Lemonde
  • Lemonde
  • 100% (Exalted)
  • Advanced Member Topic Starter
3 years ago

How has this happened?

Running New 2016 DC fails dcdiag /e /test:sysvolcheck /test:advertising

Gives this:

DSGetDCName returned information for DC1 when we were trying to reach DC2

And SYSVOL is not being shared.

I see nothing in the Event Log to explain this
Sponsor

Want to thank us? Use: Patreon or PayPal or Bitcoins: 3GJia7gLLY8V8eYBf5Q3RjCrNV8kZC3aNn

All opinions expressed within these pages are sent in by members of the public or by our staff in their spare time, and as such do not represent any opinion held by sircles.net Ltd or their partners.


Lemonde
  • Lemonde
  • 100% (Exalted)
  • Advanced Member Topic Starter
3 years ago
OK so this is a fairly serious problem.

The DCs in this place seem to be all broken except one that NTFRS doesn't work from. It is the only DC advertising SYSVOL and has an error in FRS that states:

Log Name: File Replication Service
Source: NtFrs
Date: 18/09/2020 00:04:25
Event ID: 13562
Task Category: None
Level: Warning
Keywords: Classic
User: N/A
Computer: DC2.domain.local
Description:
Following is the summary of warnings and errors encountered by File Replication Service while polling the Domain Controller DC2.domain.local for FRS replica set configuration information.

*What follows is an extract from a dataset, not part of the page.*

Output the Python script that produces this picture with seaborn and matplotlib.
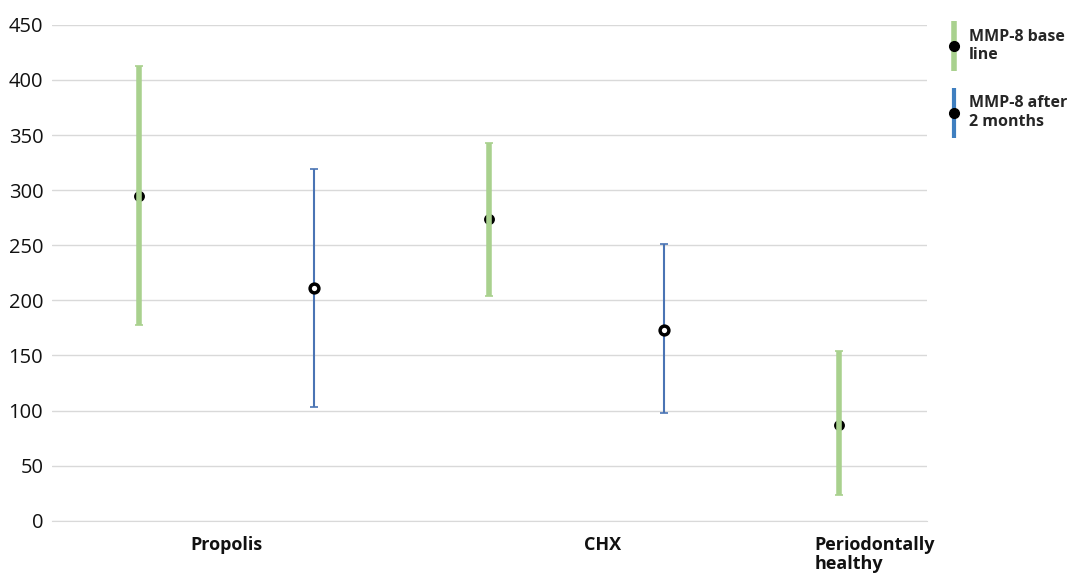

The nTFRSSubscriber object cn=domain system volume (sysvol share),cn=ntfrs subscriptions,cn=dc2,ou=domain controllers,dc=domain,dc=local has a invalid value for the attribute frsMemberReference.



Event Xml:
<Event xmlns="http://schemas.microsoft.com/win/2004/08/events/event">
<System>
<Provider Name="NtFrs" />
<EventID Qualifiers="32768">13562</EventID>
<Level>3</Level>
<Task>0</Task>
<Keywords>0x80000000000000</Keywords>
<TimeCreated SystemTime="2020-09-17T23:04:25.000000000Z" />
<EventRecordID>2413</EventRecordID>
<Channel>File Replication Service</Channel>
<Computer>DC2.domain.local</Computer>
<Security />
</System>
<EventData>
<Data>DC2.domain.local</Data>
<Data>The nTFRSSubscriber object cn=domain system volume (sysvol share),cn=ntfrs subscriptions,cn=dc2,ou=domain controllers,dc=domain,dc=local has a invalid value for the attribute frsMemberReference.

</Data>
</EventData>
</Event>

Looking at the setting in ADSIEdit

Under Default Naming > Domain > Domain Controllers > NTFRS Subscriptions:

UserPostedImage

I could see that the error was being caused by this value at not set

UserPostedImage

When I tried to enter the correct value, taken from a different DC with the name corrected, it threw an 0X20B5 error saying that the data was invalid.

UserPostedImage

Operation Failed. Error Code: 0x20b5
The name reference is invalid
00020B5: AtrErr: DSID-03152804, #1:
Problem 1005
(Constraint_ATT_TYPE), data 0, Att 903b
(frsMemberReference)

But it would let me enter the data if I used the value from the other DC. So the DC I was trying to fix must have lost its settings in ADSIEdit > Domain> System > File Replication Services.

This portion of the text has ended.